*** Data in this exercise ***

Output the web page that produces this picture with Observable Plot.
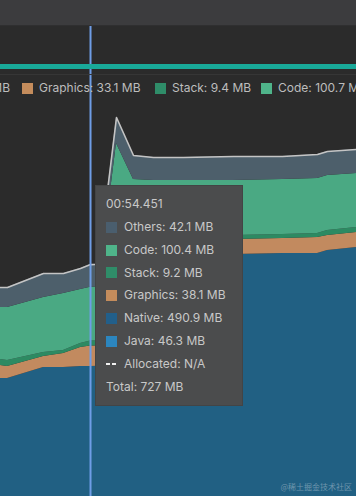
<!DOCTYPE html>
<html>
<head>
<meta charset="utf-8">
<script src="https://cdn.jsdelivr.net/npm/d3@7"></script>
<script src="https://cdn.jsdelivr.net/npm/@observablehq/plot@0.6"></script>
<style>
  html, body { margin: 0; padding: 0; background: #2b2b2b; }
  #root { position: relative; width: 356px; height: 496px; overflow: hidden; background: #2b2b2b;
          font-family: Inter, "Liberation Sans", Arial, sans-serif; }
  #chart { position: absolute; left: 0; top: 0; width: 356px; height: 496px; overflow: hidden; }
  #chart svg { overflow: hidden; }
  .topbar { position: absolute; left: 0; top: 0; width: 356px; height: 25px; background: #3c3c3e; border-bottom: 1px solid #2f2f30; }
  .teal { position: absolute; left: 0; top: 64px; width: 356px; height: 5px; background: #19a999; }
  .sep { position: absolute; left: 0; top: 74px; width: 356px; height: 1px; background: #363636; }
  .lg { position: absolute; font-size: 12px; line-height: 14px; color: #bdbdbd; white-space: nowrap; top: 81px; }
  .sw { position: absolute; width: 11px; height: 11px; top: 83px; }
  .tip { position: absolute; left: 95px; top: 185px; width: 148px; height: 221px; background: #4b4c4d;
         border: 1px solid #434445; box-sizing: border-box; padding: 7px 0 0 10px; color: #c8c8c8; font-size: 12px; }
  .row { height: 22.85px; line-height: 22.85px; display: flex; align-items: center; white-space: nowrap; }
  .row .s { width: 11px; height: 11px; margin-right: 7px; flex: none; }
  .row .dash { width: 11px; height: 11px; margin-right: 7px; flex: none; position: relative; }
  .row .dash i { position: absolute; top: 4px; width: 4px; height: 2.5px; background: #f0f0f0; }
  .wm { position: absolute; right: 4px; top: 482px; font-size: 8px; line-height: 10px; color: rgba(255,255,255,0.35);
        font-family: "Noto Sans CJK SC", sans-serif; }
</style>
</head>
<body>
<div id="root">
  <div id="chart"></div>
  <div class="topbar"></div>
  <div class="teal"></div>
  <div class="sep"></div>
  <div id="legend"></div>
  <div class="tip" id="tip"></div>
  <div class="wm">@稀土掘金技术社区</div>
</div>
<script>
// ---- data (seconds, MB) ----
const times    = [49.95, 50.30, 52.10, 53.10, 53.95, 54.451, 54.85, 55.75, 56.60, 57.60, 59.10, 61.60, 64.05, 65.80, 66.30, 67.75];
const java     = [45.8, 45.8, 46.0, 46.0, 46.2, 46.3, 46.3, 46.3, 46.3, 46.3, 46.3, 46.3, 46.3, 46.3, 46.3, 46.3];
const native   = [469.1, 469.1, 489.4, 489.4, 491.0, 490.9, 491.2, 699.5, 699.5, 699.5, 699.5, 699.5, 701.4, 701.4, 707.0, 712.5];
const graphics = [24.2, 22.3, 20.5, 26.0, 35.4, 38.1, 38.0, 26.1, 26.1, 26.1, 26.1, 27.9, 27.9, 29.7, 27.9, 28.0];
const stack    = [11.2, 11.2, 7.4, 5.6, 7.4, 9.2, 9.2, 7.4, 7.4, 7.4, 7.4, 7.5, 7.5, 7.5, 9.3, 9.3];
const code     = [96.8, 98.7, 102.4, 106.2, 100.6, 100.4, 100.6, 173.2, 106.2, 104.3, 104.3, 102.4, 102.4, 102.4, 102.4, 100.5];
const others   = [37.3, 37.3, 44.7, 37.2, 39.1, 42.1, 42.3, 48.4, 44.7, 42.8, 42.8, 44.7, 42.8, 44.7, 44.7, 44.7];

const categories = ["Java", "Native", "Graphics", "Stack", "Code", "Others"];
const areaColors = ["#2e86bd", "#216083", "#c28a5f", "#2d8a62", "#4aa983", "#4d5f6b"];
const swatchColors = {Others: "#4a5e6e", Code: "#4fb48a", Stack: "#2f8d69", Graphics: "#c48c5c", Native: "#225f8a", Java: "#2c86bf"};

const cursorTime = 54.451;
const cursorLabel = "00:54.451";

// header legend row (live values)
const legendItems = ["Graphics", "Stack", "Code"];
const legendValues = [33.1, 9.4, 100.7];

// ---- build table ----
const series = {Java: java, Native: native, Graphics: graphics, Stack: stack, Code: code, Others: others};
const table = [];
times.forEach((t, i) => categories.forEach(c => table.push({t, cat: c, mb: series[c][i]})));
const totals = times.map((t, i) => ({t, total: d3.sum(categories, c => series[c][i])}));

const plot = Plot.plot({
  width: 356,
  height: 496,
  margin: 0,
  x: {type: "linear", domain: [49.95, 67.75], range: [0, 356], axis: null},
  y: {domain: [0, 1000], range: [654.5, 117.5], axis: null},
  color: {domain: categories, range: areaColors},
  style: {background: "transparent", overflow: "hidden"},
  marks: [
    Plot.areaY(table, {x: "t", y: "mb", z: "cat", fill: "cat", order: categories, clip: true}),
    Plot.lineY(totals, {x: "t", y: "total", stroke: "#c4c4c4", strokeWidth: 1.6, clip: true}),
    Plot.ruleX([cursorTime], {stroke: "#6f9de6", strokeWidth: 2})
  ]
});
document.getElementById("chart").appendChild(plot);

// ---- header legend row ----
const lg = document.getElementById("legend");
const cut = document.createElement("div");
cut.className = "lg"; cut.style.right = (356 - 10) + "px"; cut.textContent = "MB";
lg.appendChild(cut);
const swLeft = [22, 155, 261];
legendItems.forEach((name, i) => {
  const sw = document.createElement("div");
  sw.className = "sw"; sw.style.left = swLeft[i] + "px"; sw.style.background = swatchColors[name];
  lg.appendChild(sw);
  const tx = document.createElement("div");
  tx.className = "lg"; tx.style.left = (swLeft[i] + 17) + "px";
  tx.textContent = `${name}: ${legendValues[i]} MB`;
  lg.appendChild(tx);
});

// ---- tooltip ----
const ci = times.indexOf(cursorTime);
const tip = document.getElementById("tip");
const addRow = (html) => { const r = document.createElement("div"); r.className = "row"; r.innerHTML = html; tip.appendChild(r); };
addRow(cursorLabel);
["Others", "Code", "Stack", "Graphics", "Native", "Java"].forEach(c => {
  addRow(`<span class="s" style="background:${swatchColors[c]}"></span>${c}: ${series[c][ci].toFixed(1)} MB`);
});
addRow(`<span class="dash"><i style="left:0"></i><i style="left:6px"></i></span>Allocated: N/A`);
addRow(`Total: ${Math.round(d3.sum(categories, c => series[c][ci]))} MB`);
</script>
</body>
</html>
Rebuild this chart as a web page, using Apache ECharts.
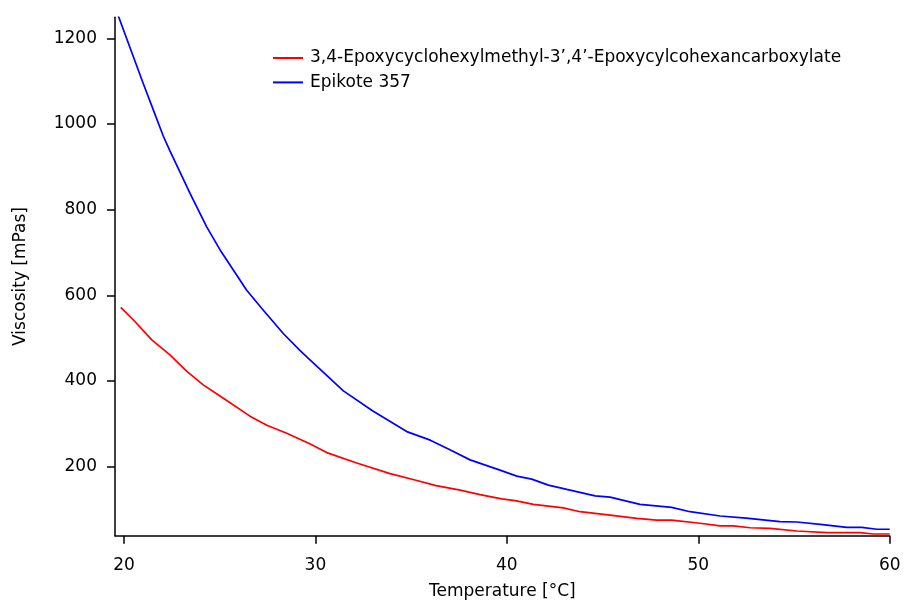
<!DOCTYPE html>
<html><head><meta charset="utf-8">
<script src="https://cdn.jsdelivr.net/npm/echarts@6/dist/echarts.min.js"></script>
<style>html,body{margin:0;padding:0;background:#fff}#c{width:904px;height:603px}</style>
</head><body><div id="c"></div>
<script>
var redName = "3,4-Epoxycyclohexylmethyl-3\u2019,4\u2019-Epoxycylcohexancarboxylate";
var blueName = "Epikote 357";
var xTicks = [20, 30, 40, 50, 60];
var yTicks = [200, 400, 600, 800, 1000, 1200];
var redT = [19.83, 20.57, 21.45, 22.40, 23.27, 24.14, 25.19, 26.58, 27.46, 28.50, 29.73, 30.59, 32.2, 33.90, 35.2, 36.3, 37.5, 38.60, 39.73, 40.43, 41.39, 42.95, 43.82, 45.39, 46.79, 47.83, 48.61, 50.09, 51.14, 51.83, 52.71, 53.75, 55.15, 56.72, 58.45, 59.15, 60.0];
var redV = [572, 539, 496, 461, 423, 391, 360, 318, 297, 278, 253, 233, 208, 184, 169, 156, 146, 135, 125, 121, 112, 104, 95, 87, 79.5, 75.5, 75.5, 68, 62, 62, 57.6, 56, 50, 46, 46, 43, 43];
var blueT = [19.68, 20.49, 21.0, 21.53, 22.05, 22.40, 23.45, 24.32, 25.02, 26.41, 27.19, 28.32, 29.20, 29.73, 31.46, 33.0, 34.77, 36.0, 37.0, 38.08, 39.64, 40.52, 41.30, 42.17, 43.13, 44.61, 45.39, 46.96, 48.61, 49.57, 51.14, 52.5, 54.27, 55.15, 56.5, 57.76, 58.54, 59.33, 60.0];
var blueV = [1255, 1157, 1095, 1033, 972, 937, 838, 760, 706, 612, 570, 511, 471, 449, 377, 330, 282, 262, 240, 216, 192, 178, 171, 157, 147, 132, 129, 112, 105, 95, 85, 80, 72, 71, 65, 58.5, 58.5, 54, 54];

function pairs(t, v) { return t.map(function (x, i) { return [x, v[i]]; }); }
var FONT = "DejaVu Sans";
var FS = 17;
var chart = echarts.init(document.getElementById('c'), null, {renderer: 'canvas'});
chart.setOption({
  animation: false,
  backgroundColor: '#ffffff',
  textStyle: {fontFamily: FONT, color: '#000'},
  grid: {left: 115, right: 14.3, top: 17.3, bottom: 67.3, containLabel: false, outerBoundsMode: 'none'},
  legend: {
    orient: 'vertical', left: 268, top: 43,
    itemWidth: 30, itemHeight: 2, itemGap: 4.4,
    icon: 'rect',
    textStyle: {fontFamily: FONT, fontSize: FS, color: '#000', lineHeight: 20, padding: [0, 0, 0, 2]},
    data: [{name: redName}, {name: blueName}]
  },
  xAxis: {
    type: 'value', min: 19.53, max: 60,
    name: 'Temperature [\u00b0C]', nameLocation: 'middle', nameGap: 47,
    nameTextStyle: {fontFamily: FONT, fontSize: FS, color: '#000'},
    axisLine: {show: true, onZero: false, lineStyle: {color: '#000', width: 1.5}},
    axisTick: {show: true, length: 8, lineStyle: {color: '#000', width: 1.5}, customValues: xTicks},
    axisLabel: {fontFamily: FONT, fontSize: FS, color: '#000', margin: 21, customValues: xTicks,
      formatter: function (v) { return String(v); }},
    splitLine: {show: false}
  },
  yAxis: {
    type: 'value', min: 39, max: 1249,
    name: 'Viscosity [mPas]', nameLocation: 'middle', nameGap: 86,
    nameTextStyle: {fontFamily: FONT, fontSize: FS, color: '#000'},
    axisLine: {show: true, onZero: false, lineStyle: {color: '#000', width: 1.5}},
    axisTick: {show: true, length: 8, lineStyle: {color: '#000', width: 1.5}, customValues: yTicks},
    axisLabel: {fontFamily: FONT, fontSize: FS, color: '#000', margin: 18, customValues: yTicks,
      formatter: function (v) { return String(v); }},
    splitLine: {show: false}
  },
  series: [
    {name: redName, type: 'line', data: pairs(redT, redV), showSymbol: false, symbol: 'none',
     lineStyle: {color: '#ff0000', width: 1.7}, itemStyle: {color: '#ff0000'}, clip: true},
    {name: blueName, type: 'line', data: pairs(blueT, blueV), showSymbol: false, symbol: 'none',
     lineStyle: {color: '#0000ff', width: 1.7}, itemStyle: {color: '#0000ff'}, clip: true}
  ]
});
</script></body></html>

***

Instruction:
In the records above, find the line with "Rebuild this chart" and the line with "58.5, 54, 54];", then restate word for word only those two lines and all lines between, omitting pictures.

Task response:
Rebuild this chart as a web page, using Apache ECharts.
<!DOCTYPE html>
<html><head><meta charset="utf-8">
<script src="https://cdn.jsdelivr.net/npm/echarts@6/dist/echarts.min.js"></script>
<style>html,body{margin:0;padding:0;background:#fff}#c{width:904px;height:603px}</style>
</head><body><div id="c"></div>
<script>
var redName = "3,4-Epoxycyclohexylmethyl-3\u2019,4\u2019-Epoxycylcohexancarboxylate";
var blueName = "Epikote 357";
var xTicks = [20, 30, 40, 50, 60];
var yTicks = [200, 400, 600, 800, 1000, 1200];
var redT = [19.83, 20.57, 21.45, 22.40, 23.27, 24.14, 25.19, 26.58, 27.46, 28.50, 29.73, 30.59, 32.2, 33.90, 35.2, 36.3, 37.5, 38.60, 39.73, 40.43, 41.39, 42.95, 43.82, 45.39, 46.79, 47.83, 48.61, 50.09, 51.14, 51.83, 52.71, 53.75, 55.15, 56.72, 58.45, 59.15, 60.0];
var redV = [572, 539, 496, 461, 423, 391, 360, 318, 297, 278, 253, 233, 208, 184, 169, 156, 146, 135, 125, 121, 112, 104, 95, 87, 79.5, 75.5, 75.5, 68, 62, 62, 57.6, 56, 50, 46, 46, 43, 43];
var blueT = [19.68, 20.49, 21.0, 21.53, 22.05, 22.40, 23.45, 24.32, 25.02, 26.41, 27.19, 28.32, 29.20, 29.73, 31.46, 33.0, 34.77, 36.0, 37.0, 38.08, 39.64, 40.52, 41.30, 42.17, 43.13, 44.61, 45.39, 46.96, 48.61, 49.57, 51.14, 52.5, 54.27, 55.15, 56.5, 57.76, 58.54, 59.33, 60.0];
var blueV = [1255, 1157, 1095, 1033, 972, 937, 838, 760, 706, 612, 570, 511, 471, 449, 377, 330, 282, 262, 240, 216, 192, 178, 171, 157, 147, 132, 129, 112, 105, 95, 85, 80, 72, 71, 65, 58.5, 58.5, 54, 54];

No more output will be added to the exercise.